ヨハネ福音書:
       「人の子」と「パラクレートス」
            (2024年3月16日)
 
 私を愛しているなら、あなたがたは、
 私の戒めを守るよう仕向けられる。
 なぜなら、私が父に願い
 もう一人の助け主(パラクレートス)を
 あなたがたに遣わして、永遠に
 共に臨在するよう求めるからである。
 それは真理の御霊であるから
 この世は、これに与ろうとはせず
 これを見ようともしないから
 これの臨在を悟ることがない。
(ヨハネ14章16〜17節)
 
 共観福音書では、聖霊は、イエスの誕生において宿る(マタイ1章18節他)、イエスの洗礼の際に降る(マルコ1章8節/同10節)、聖霊に逆らう罪は赦されない(マタイ12章31〜32節他)、語るべき言葉を聖霊が語ってくださる(マルコ13章11節)。このようなお方です。
 
  ところが、ヨハネ福音書には、「聖霊」という言葉が一度も出てきません。その代わりに、「パラクレートス」(ヨハネ14章16〜17節)がでてきます。パラクレートスが出てくるのは14章以後です。それまでに出てくるのが「人の子」です。ヨハネ福音書では、「人の子」から「パラクレートス」へ移行します。
 共観福音書が描く「人の子」には、二重性が具わっています。それは、「個人でもあり、共同体をも指す」(これは、ダニエル書7章13節の「人の子」を受け継いでいます)、「今、存在すると同時に、将来(雲に乗って)顕現する」「神性を発揮する方であり、しかも人間性を具えている」という二重性です。

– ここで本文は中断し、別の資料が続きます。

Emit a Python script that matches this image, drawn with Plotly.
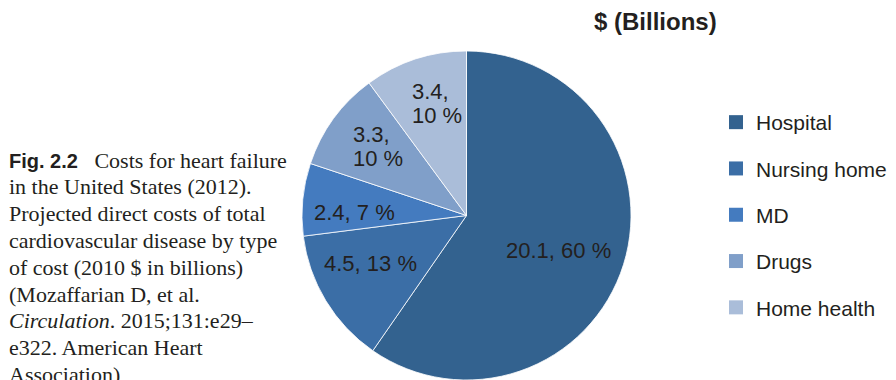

 これに対して、ヨハネ福音書が語る「人の子」は、次のような特徴を具えています。
(1)父の神と、子のイエスと、子を宿す人との「交わり」の近さを伝える。
   例えば、ヨハネ1章51節の「天が啓けて、人の子が、神と人との間を自由に上り下りする」というヤコブの観た「はしご」の役割のように。
(2)「人の子」は、地上に居るナザレのイエス個人を指す(6章53節)。
(3)「人の子」は、将来ではなく、現在この世に人と共に臨在する(9章37節)。
 ヨハネ福音書では、パラクレートスが「風」と「水」にたとえられます(ヨハネ3章5節/同8節/同4章10節/同7章38〜39節)。
「風」は、すなわち「霊風無心」をもたらします。
「水」は、すなわち命を生じさせます。
だから、パラクレートスは、
(1)ナザレのイエスの御名によって降ります。
(2)将来ではなく、現在、私たちと共に臨在します。
(3)復活したイエスを「もう一人の」イエスとして、私たちに体験させます。